* [EXERCISE DETAILS]:
Reproduce the material word for word; the images stay out.
-------
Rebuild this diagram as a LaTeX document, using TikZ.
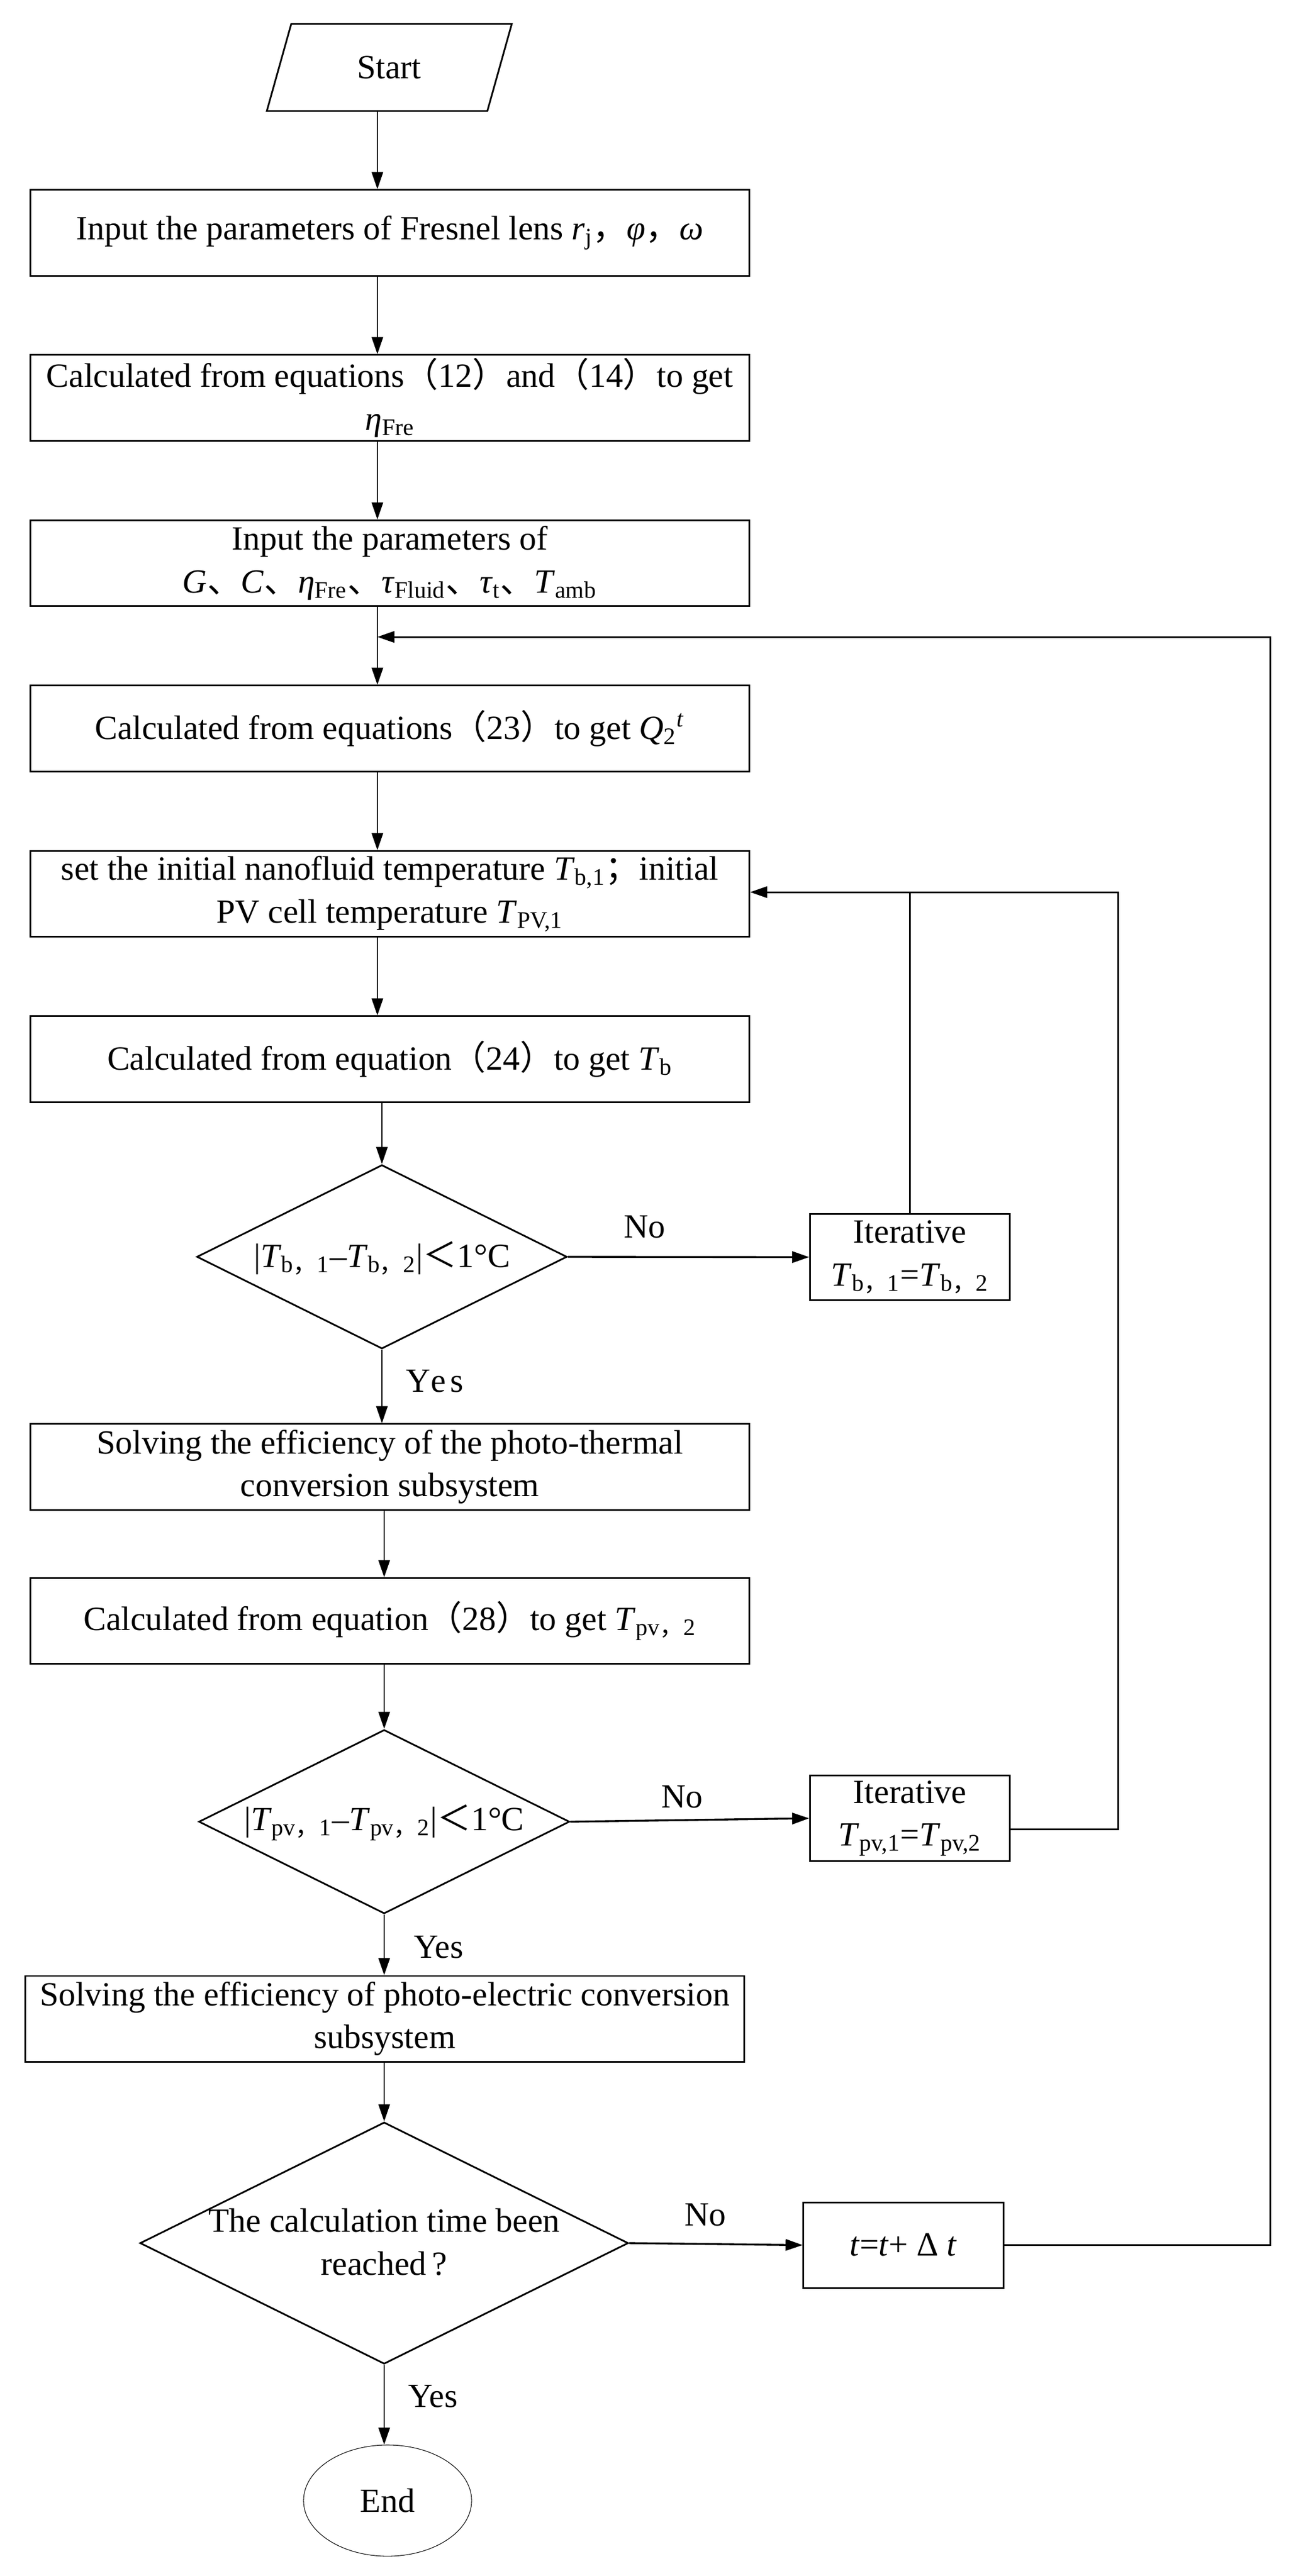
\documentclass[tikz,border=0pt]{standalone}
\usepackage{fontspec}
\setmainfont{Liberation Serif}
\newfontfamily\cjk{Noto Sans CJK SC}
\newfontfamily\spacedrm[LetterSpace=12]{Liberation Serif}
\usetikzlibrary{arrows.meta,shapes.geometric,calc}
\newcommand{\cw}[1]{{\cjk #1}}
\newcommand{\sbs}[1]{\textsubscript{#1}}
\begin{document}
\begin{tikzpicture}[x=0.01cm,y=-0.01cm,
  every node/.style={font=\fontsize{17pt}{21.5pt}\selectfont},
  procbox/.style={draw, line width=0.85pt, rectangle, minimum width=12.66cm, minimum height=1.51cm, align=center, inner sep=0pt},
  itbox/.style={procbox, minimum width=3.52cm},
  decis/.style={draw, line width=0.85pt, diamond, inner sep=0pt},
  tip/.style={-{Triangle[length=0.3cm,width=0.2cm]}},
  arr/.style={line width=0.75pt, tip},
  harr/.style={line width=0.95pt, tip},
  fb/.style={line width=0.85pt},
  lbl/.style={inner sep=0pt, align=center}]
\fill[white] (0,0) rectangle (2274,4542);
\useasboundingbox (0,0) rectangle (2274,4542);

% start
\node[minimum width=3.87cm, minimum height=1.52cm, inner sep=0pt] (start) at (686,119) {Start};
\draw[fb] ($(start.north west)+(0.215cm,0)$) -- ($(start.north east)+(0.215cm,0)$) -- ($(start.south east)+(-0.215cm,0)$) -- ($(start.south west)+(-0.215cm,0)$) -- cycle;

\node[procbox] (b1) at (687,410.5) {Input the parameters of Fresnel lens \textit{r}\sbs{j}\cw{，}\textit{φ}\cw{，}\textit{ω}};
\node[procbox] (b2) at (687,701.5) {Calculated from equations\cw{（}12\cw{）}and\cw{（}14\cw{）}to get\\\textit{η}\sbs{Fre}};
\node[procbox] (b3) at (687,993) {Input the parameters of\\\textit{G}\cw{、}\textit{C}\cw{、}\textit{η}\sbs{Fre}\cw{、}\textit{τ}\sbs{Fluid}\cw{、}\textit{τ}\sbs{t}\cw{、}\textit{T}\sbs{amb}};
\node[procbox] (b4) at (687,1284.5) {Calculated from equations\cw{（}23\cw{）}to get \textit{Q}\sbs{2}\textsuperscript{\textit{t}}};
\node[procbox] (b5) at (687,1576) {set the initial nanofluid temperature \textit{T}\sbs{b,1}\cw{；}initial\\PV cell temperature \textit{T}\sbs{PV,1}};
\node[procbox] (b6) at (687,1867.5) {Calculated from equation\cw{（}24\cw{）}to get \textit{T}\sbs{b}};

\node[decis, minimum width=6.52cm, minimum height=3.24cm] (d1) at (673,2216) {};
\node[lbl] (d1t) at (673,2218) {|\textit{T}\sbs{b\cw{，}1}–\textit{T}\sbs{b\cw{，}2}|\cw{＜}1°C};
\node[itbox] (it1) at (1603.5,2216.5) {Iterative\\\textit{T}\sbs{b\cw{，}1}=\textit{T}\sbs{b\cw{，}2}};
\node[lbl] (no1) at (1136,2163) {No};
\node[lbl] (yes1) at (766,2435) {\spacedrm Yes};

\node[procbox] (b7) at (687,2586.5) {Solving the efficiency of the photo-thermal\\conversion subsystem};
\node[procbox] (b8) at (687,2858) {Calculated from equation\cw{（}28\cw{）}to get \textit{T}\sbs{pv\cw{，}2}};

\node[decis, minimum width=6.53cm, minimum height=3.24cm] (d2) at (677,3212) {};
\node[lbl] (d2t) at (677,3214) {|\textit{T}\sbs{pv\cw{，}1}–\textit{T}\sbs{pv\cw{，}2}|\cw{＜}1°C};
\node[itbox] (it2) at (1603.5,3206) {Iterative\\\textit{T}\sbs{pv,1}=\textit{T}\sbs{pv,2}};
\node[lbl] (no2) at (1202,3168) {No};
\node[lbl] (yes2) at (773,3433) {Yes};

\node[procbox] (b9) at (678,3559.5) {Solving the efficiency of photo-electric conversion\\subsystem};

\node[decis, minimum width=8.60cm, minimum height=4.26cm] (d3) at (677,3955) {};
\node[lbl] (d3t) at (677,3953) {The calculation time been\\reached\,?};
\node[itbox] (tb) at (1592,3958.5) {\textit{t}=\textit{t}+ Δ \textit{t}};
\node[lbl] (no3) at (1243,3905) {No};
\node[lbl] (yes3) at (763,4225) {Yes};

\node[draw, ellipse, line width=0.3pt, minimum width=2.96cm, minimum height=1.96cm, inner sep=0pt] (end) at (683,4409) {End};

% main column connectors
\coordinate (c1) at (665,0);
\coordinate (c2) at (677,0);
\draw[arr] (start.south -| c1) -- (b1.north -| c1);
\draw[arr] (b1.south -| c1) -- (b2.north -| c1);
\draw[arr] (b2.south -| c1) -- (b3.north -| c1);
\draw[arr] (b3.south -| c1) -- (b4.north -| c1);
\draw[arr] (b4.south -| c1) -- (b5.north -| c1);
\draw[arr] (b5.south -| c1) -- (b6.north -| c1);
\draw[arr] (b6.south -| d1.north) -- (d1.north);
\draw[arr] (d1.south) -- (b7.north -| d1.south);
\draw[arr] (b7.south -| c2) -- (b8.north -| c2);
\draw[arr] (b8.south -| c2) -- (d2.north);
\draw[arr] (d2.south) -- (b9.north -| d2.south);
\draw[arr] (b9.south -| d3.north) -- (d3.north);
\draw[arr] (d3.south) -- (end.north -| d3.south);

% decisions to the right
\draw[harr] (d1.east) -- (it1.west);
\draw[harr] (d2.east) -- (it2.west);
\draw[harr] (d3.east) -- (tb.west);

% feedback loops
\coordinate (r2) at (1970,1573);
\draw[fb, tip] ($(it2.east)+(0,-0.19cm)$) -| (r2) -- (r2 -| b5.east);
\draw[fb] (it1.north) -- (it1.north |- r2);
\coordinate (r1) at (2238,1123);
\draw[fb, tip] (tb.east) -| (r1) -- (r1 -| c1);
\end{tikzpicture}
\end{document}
-------
* [SOLUTION]:
Rebuild this diagram as a LaTeX document, using TikZ.
\documentclass[tikz,border=0pt]{standalone}
\usepackage{fontspec}
\setmainfont{Liberation Serif}
\newfontfamily\cjk{Noto Sans CJK SC}
\newfontfamily\spacedrm[LetterSpace=12]{Liberation Serif}
\usetikzlibrary{arrows.meta,shapes.geometric,calc}
\newcommand{\cw}[1]{{\cjk #1}}
\newcommand{\sbs}[1]{\textsubscript{#1}}
\begin{document}
\begin{tikzpicture}[x=0.01cm,y=-0.01cm,
  every node/.style={font=\fontsize{17pt}{21.5pt}\selectfont},
  procbox/.style={draw, line width=0.85pt, rectangle, minimum width=12.66cm, minimum height=1.51cm, align=center, inner sep=0pt},
  itbox/.style={procbox, minimum width=3.52cm},
  decis/.style={draw, line width=0.85pt, diamond, inner sep=0pt},
  tip/.style={-{Triangle[length=0.3cm,width=0.2cm]}},
  arr/.style={line width=0.75pt, tip},
  harr/.style={line width=0.95pt, tip},
  fb/.style={line width=0.85pt},
  lbl/.style={inner sep=0pt, align=center}]
\fill[white] (0,0) rectangle (2274,4542);
\useasboundingbox (0,0) rectangle (2274,4542);

% start
\node[minimum width=3.87cm, minimum height=1.52cm, inner sep=0pt] (start) at (686,119) {Start};
\draw[fb] ($(start.north west)+(0.215cm,0)$) -- ($(start.north east)+(0.215cm,0)$) -- ($(start.south east)+(-0.215cm,0)$) -- ($(start.south west)+(-0.215cm,0)$) -- cycle;

\node[procbox] (b1) at (687,410.5) {Input the parameters of Fresnel lens \textit{r}\sbs{j}\cw{，}\textit{φ}\cw{，}\textit{ω}};
\node[procbox] (b2) at (687,701.5) {Calculated from equations\cw{（}12\cw{）}and\cw{（}14\cw{）}to get\\\textit{η}\sbs{Fre}};
\node[procbox] (b3) at (687,993) {Input the parameters of\\\textit{G}\cw{、}\textit{C}\cw{、}\textit{η}\sbs{Fre}\cw{、}\textit{τ}\sbs{Fluid}\cw{、}\textit{τ}\sbs{t}\cw{、}\textit{T}\sbs{amb}};
\node[procbox] (b4) at (687,1284.5) {Calculated from equations\cw{（}23\cw{）}to get \textit{Q}\sbs{2}\textsuperscript{\textit{t}}};
\node[procbox] (b5) at (687,1576) {set the initial nanofluid temperature \textit{T}\sbs{b,1}\cw{；}initial\\PV cell temperature \textit{T}\sbs{PV,1}};
\node[procbox] (b6) at (687,1867.5) {Calculated from equation\cw{（}24\cw{）}to get \textit{T}\sbs{b}};

\node[decis, minimum width=6.52cm, minimum height=3.24cm] (d1) at (673,2216) {};
\node[lbl] (d1t) at (673,2218) {|\textit{T}\sbs{b\cw{，}1}–\textit{T}\sbs{b\cw{，}2}|\cw{＜}1°C};
\node[itbox] (it1) at (1603.5,2216.5) {Iterative\\\textit{T}\sbs{b\cw{，}1}=\textit{T}\sbs{b\cw{，}2}};
\node[lbl] (no1) at (1136,2163) {No};
\node[lbl] (yes1) at (766,2435) {\spacedrm Yes};

\node[procbox] (b7) at (687,2586.5) {Solving the efficiency of the photo-thermal\\conversion subsystem};
\node[procbox] (b8) at (687,2858) {Calculated from equation\cw{（}28\cw{）}to get \textit{T}\sbs{pv\cw{，}2}};

\node[decis, minimum width=6.53cm, minimum height=3.24cm] (d2) at (677,3212) {};
\node[lbl] (d2t) at (677,3214) {|\textit{T}\sbs{pv\cw{，}1}–\textit{T}\sbs{pv\cw{，}2}|\cw{＜}1°C};
\node[itbox] (it2) at (1603.5,3206) {Iterative\\\textit{T}\sbs{pv,1}=\textit{T}\sbs{pv,2}};
\node[lbl] (no2) at (1202,3168) {No};
\node[lbl] (yes2) at (773,3433) {Yes};

\node[procbox] (b9) at (678,3559.5) {Solving the efficiency of photo-electric conversion\\subsystem};

\node[decis, minimum width=8.60cm, minimum height=4.26cm] (d3) at (677,3955) {};
\node[lbl] (d3t) at (677,3953) {The calculation time been\\reached\,?};
\node[itbox] (tb) at (1592,3958.5) {\textit{t}=\textit{t}+ Δ \textit{t}};
\node[lbl] (no3) at (1243,3905) {No};
\node[lbl] (yes3) at (763,4225) {Yes};

\node[draw, ellipse, line width=0.3pt, minimum width=2.96cm, minimum height=1.96cm, inner sep=0pt] (end) at (683,4409) {End};

% main column connectors
\coordinate (c1) at (665,0);
\coordinate (c2) at (677,0);
\draw[arr] (start.south -| c1) -- (b1.north -| c1);
\draw[arr] (b1.south -| c1) -- (b2.north -| c1);
\draw[arr] (b2.south -| c1) -- (b3.north -| c1);
\draw[arr] (b3.south -| c1) -- (b4.north -| c1);
\draw[arr] (b4.south -| c1) -- (b5.north -| c1);
\draw[arr] (b5.south -| c1) -- (b6.north -| c1);
\draw[arr] (b6.south -| d1.north) -- (d1.north);
\draw[arr] (d1.south) -- (b7.north -| d1.south);
\draw[arr] (b7.south -| c2) -- (b8.north -| c2);
\draw[arr] (b8.south -| c2) -- (d2.north);
\draw[arr] (d2.south) -- (b9.north -| d2.south);
\draw[arr] (b9.south -| d3.north) -- (d3.north);
\draw[arr] (d3.south) -- (end.north -| d3.south);

% decisions to the right
\draw[harr] (d1.east) -- (it1.west);
\draw[harr] (d2.east) -- (it2.west);
\draw[harr] (d3.east) -- (tb.west);

% feedback loops
\coordinate (r2) at (1970,1573);
\draw[fb, tip] ($(it2.east)+(0,-0.19cm)$) -| (r2) -- (r2 -| b5.east);
\draw[fb] (it1.north) -- (it1.north |- r2);
\coordinate (r1) at (2238,1123);
\draw[fb, tip] (tb.east) -| (r1) -- (r1 -| c1);
\end{tikzpicture}
\end{document}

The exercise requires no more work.